» Entries provided:
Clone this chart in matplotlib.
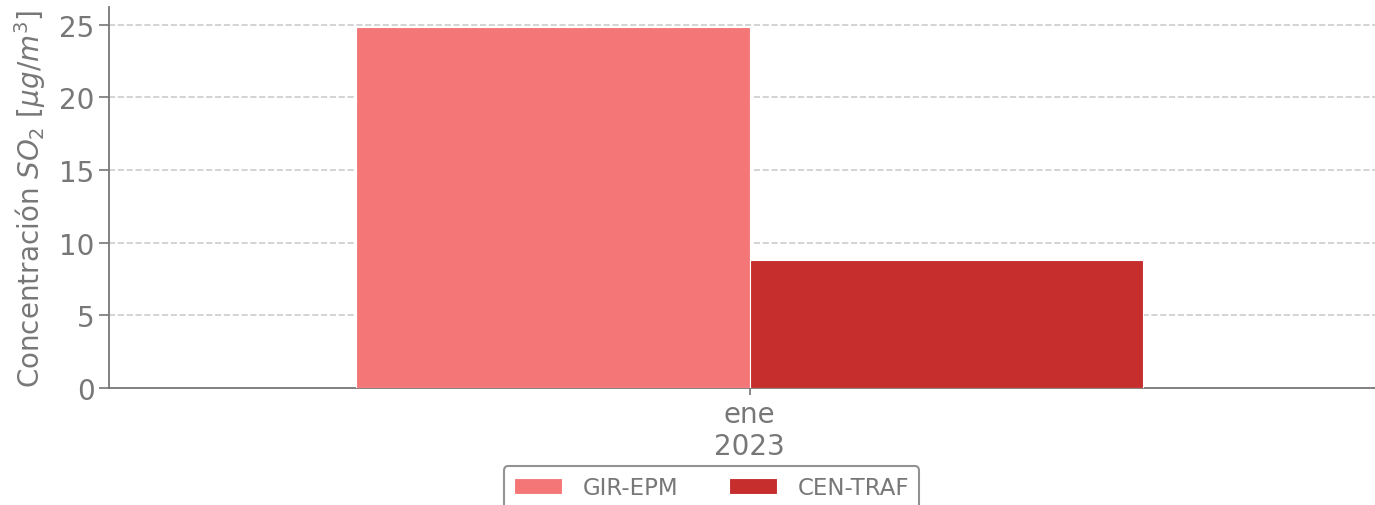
--
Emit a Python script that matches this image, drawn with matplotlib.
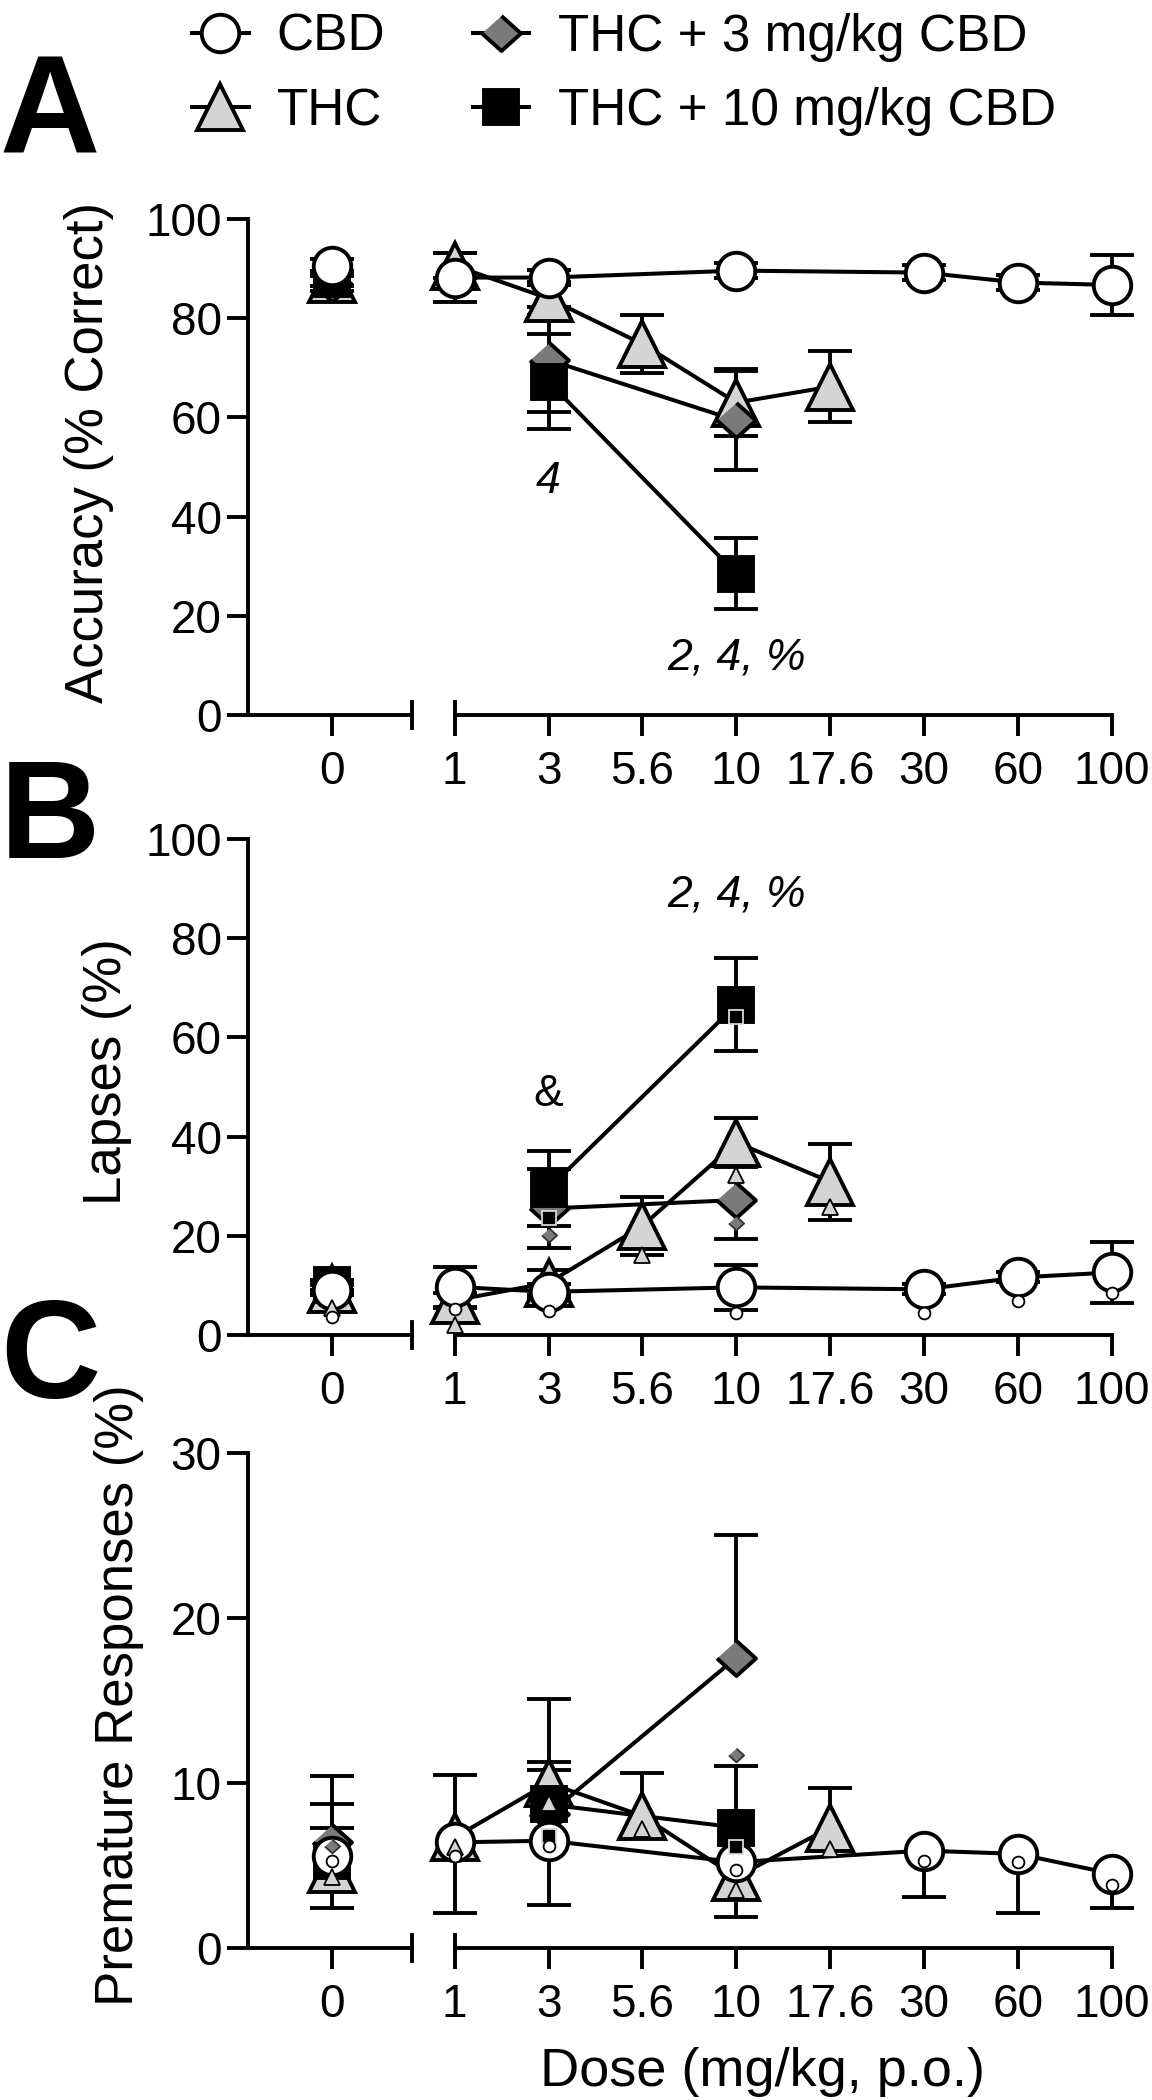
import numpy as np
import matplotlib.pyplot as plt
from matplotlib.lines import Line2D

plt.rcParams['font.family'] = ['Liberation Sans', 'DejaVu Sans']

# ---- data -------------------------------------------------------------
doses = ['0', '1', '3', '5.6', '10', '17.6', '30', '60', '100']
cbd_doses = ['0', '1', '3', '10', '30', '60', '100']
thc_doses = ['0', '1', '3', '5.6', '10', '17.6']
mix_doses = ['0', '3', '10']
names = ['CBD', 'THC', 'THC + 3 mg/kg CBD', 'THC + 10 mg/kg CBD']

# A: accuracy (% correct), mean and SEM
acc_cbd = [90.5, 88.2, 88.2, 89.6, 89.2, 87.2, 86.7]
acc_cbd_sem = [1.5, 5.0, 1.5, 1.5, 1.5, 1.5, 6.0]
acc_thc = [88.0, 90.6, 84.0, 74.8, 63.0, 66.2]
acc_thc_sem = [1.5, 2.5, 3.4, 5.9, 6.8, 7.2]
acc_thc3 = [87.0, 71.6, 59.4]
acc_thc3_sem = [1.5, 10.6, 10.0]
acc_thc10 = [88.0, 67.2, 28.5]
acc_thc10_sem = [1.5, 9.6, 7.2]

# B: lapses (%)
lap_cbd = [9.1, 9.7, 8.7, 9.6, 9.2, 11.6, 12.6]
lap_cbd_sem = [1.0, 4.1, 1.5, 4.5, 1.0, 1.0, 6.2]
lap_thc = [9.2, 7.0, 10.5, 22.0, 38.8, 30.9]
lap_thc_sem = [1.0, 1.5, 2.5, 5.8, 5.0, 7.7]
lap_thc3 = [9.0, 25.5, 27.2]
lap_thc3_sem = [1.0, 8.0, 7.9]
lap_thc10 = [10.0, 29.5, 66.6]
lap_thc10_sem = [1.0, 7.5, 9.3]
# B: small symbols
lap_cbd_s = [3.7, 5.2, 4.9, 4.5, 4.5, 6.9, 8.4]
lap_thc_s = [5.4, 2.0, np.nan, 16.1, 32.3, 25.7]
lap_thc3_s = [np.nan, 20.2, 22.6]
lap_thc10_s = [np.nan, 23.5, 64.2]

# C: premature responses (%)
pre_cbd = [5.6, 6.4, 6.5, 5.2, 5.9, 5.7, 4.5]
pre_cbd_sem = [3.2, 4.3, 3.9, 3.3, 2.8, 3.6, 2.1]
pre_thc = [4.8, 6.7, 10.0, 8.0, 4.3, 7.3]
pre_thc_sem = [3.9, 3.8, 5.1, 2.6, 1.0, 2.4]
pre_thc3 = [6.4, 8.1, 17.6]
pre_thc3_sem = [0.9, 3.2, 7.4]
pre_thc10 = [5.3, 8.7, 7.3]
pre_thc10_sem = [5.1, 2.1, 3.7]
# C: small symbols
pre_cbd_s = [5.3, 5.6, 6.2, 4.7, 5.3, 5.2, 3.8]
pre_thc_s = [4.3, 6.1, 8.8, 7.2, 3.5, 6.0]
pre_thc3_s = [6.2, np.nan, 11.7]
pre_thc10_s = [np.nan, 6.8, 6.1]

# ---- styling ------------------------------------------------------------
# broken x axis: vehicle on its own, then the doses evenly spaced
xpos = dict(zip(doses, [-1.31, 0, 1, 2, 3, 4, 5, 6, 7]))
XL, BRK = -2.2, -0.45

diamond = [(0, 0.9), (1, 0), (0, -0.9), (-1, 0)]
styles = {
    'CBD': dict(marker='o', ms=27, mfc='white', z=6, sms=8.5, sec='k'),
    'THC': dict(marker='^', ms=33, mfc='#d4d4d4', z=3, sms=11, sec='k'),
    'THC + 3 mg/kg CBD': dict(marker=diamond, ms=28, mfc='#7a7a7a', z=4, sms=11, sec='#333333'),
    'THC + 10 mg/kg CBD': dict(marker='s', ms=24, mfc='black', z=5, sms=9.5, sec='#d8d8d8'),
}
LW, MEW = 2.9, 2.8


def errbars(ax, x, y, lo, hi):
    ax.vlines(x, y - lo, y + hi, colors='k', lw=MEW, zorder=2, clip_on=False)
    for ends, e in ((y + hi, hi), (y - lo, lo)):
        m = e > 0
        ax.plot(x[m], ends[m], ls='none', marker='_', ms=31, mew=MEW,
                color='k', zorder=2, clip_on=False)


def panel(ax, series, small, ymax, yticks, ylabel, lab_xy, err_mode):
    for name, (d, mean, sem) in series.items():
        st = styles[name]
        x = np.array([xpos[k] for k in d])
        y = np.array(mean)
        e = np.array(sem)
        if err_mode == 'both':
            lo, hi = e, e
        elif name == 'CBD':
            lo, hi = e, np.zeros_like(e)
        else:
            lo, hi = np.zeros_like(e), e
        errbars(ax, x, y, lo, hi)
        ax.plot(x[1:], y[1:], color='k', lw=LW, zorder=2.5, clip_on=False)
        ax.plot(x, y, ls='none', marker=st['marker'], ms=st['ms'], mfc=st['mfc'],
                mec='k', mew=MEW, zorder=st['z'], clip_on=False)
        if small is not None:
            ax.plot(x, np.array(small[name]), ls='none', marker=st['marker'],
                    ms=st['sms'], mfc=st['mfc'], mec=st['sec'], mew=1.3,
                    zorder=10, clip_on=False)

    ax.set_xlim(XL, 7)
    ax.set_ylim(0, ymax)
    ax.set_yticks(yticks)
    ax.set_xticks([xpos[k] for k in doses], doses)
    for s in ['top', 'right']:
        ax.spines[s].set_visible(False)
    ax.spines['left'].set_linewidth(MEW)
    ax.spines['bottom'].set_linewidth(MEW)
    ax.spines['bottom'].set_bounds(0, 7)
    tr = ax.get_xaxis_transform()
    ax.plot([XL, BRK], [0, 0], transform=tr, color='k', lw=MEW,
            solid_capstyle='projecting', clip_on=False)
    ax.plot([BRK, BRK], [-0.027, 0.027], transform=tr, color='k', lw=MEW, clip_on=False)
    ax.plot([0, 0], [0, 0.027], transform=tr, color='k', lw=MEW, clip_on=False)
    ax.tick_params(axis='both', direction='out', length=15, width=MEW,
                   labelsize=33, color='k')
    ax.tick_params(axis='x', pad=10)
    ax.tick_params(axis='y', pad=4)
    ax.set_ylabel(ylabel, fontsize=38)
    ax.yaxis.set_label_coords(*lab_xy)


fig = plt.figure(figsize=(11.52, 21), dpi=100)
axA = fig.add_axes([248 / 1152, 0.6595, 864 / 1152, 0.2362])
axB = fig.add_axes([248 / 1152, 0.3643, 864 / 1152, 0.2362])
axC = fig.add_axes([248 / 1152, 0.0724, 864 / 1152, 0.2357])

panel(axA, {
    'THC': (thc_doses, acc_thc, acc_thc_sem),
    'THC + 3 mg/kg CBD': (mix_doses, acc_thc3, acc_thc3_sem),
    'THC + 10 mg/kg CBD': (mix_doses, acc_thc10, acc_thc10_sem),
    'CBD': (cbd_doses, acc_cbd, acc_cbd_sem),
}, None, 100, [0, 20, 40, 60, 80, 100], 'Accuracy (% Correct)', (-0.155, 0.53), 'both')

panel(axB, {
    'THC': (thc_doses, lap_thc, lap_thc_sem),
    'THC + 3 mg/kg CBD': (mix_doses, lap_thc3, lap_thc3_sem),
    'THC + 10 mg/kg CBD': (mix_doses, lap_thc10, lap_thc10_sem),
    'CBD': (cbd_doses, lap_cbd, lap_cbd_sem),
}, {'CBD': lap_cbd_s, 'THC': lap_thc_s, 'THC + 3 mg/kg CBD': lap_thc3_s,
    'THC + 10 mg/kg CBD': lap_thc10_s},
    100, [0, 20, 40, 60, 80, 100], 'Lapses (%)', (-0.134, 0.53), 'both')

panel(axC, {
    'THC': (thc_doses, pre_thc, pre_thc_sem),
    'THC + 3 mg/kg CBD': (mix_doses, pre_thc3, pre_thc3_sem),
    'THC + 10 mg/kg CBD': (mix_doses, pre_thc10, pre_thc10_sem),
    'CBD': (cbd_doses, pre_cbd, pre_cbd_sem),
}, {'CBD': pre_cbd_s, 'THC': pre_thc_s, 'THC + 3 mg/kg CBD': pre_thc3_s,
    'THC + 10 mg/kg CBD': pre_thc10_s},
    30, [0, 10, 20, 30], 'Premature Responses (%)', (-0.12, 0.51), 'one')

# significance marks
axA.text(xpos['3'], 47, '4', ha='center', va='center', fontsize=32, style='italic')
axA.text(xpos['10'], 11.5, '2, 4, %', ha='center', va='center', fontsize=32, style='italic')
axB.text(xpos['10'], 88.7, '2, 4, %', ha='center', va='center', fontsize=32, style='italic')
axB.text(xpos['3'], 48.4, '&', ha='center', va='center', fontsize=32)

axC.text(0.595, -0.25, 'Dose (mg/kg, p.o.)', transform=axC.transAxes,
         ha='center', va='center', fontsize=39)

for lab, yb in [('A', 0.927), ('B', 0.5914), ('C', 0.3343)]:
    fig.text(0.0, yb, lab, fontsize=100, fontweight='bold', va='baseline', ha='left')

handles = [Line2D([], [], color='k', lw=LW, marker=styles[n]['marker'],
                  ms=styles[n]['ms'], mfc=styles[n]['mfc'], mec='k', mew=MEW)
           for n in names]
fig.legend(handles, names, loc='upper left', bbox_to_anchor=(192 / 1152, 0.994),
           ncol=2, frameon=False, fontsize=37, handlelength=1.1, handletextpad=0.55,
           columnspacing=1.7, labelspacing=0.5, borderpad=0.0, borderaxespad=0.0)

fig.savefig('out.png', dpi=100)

» Exercise brief: Provide the number of lines in the entries that include "this", and no other text.

» Full answer: 2